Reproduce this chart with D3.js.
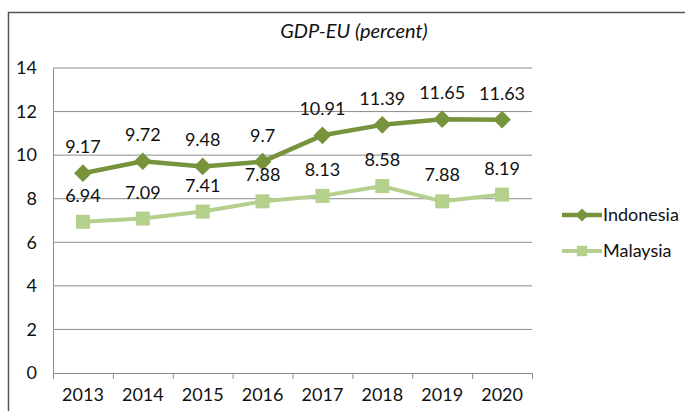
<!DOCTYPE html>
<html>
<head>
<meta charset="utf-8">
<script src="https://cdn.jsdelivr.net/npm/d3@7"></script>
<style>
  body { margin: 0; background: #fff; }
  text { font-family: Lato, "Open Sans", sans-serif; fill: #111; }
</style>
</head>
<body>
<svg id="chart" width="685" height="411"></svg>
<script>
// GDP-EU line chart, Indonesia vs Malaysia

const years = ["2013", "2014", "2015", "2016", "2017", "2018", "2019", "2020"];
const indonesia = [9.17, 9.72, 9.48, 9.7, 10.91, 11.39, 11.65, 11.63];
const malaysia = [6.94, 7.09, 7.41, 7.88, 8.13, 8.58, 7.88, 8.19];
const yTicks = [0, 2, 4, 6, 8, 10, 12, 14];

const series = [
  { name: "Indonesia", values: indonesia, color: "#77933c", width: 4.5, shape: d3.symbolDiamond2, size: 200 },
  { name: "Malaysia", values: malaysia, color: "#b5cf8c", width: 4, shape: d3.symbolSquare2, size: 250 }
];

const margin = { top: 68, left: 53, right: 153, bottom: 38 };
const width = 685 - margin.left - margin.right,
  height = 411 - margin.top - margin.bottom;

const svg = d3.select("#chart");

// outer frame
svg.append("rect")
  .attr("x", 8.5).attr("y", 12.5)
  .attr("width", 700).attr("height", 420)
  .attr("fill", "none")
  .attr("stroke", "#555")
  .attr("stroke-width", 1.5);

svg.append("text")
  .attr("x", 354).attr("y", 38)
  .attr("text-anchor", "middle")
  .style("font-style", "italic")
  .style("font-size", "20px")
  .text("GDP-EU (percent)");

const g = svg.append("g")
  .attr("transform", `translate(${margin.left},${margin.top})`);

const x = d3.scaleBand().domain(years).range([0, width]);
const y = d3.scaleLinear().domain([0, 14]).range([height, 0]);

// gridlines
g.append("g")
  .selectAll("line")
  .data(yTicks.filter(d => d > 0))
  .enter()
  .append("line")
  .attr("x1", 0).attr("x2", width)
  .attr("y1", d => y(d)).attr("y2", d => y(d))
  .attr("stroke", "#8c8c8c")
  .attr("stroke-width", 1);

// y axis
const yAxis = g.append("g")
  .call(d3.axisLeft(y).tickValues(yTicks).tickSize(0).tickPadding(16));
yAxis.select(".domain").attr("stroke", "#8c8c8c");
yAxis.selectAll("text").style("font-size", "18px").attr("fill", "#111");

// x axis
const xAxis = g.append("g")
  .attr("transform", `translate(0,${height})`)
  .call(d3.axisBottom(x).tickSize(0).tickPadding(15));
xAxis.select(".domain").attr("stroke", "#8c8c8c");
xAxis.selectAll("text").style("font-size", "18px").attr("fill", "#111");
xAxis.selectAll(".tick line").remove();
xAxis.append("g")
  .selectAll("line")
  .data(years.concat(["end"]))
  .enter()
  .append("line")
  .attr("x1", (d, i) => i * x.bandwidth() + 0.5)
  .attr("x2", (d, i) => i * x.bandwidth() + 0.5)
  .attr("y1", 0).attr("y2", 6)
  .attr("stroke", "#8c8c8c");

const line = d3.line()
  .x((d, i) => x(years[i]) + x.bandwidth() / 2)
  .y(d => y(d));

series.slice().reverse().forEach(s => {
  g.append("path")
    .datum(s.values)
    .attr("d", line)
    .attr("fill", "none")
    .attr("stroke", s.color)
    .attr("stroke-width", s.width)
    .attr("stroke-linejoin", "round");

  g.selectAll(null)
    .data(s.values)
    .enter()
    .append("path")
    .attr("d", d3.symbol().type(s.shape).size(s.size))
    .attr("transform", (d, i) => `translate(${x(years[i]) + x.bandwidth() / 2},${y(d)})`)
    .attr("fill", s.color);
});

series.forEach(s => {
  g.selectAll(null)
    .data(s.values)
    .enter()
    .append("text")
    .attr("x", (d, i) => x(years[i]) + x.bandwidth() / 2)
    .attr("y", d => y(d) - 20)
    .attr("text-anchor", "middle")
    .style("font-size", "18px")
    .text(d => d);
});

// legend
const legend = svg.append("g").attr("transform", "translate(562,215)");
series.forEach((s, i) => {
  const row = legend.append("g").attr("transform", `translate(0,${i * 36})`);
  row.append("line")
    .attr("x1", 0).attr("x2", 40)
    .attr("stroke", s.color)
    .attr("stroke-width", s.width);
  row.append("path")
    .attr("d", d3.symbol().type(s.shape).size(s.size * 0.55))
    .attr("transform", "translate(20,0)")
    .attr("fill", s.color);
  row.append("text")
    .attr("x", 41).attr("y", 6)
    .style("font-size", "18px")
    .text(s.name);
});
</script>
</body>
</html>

Objective :: Restate the data above word for word. Do not include the images.

Response ::
Reproduce this chart with D3.js.
<!DOCTYPE html>
<html>
<head>
<meta charset="utf-8">
<script src="https://cdn.jsdelivr.net/npm/d3@7"></script>
<style>
  body { margin: 0; background: #fff; }
  text { font-family: Lato, "Open Sans", sans-serif; fill: #111; }
</style>
</head>
<body>
<svg id="chart" width="685" height="411"></svg>
<script>
// GDP-EU line chart, Indonesia vs Malaysia

const years = ["2013", "2014", "2015", "2016", "2017", "2018", "2019", "2020"];
const indonesia = [9.17, 9.72, 9.48, 9.7, 10.91, 11.39, 11.65, 11.63];
const malaysia = [6.94, 7.09, 7.41, 7.88, 8.13, 8.58, 7.88, 8.19];
const yTicks = [0, 2, 4, 6, 8, 10, 12, 14];

const series = [
  { name: "Indonesia", values: indonesia, color: "#77933c", width: 4.5, shape: d3.symbolDiamond2, size: 200 },
  { name: "Malaysia", values: malaysia, color: "#b5cf8c", width: 4, shape: d3.symbolSquare2, size: 250 }
];

const margin = { top: 68, left: 53, right: 153, bottom: 38 };
const width = 685 - margin.left - margin.right,
  height = 411 - margin.top - margin.bottom;

const svg = d3.select("#chart");

// outer frame
svg.append("rect")
  .attr("x", 8.5).attr("y", 12.5)
  .attr("width", 700).attr("height", 420)
  .attr("fill", "none")
  .attr("stroke", "#555")
  .attr("stroke-width", 1.5);

svg.append("text")
  .attr("x", 354).attr("y", 38)
  .attr("text-anchor", "middle")
  .style("font-style", "italic")
  .style("font-size", "20px")
  .text("GDP-EU (percent)");

const g = svg.append("g")
  .attr("transform", `translate(${margin.left},${margin.top})`);

const x = d3.scaleBand().domain(years).range([0, width]);
const y = d3.scaleLinear().domain([0, 14]).range([height, 0]);

// gridlines
g.append("g")
  .selectAll("line")
  .data(yTicks.filter(d => d > 0))
  .enter()
  .append("line")
  .attr("x1", 0).attr("x2", width)
  .attr("y1", d => y(d)).attr("y2", d => y(d))
  .attr("stroke", "#8c8c8c")
  .attr("stroke-width", 1);

// y axis
const yAxis = g.append("g")
  .call(d3.axisLeft(y).tickValues(yTicks).tickSize(0).tickPadding(16));
yAxis.select(".domain").attr("stroke", "#8c8c8c");
yAxis.selectAll("text").style("font-size", "18px").attr("fill", "#111");

// x axis
const xAxis = g.append("g")
  .attr("transform", `translate(0,${height})`)
  .call(d3.axisBottom(x).tickSize(0).tickPadding(15));
xAxis.select(".domain").attr("stroke", "#8c8c8c");
xAxis.selectAll("text").style("font-size", "18px").attr("fill", "#111");
xAxis.selectAll(".tick line").remove();
xAxis.append("g")
  .selectAll("line")
  .data(years.concat(["end"]))
  .enter()
  .append("line")
  .attr("x1", (d, i) => i * x.bandwidth() + 0.5)
  .attr("x2", (d, i) => i * x.bandwidth() + 0.5)
  .attr("y1", 0).attr("y2", 6)
  .attr("stroke", "#8c8c8c");

const line = d3.line()
  .x((d, i) => x(years[i]) + x.bandwidth() / 2)
  .y(d => y(d));

series.slice().reverse().forEach(s => {
  g.append("path")
    .datum(s.values)
    .attr("d", line)
    .attr("fill", "none")
    .attr("stroke", s.color)
    .attr("stroke-width", s.width)
    .attr("stroke-linejoin", "round");

  g.selectAll(null)
    .data(s.values)
    .enter()
    .append("path")
    .attr("d", d3.symbol().type(s.shape).size(s.size))
    .attr("transform", (d, i) => `translate(${x(years[i]) + x.bandwidth() / 2},${y(d)})`)
    .attr("fill", s.color);
});

series.forEach(s => {
  g.selectAll(null)
    .data(s.values)
    .enter()
    .append("text")
    .attr("x", (d, i) => x(years[i]) + x.bandwidth() / 2)
    .attr("y", d => y(d) - 20)
    .attr("text-anchor", "middle")
    .style("font-size", "18px")
    .text(d => d);
});

// legend
const legend = svg.append("g").attr("transform", "translate(562,215)");
series.forEach((s, i) => {
  const row = legend.append("g").attr("transform", `translate(0,${i * 36})`);
  row.append("line")
    .attr("x1", 0).attr("x2", 40)
    .attr("stroke", s.color)
    .attr("stroke-width", s.width);
  row.append("path")
    .attr("d", d3.symbol().type(s.shape).size(s.size * 0.55))
    .attr("transform", "translate(20,0)")
    .attr("fill", s.color);
  row.append("text")
    .attr("x", 41).attr("y", 6)
    .style("font-size", "18px")
    .text(s.name);
});
</script>
</body>
</html>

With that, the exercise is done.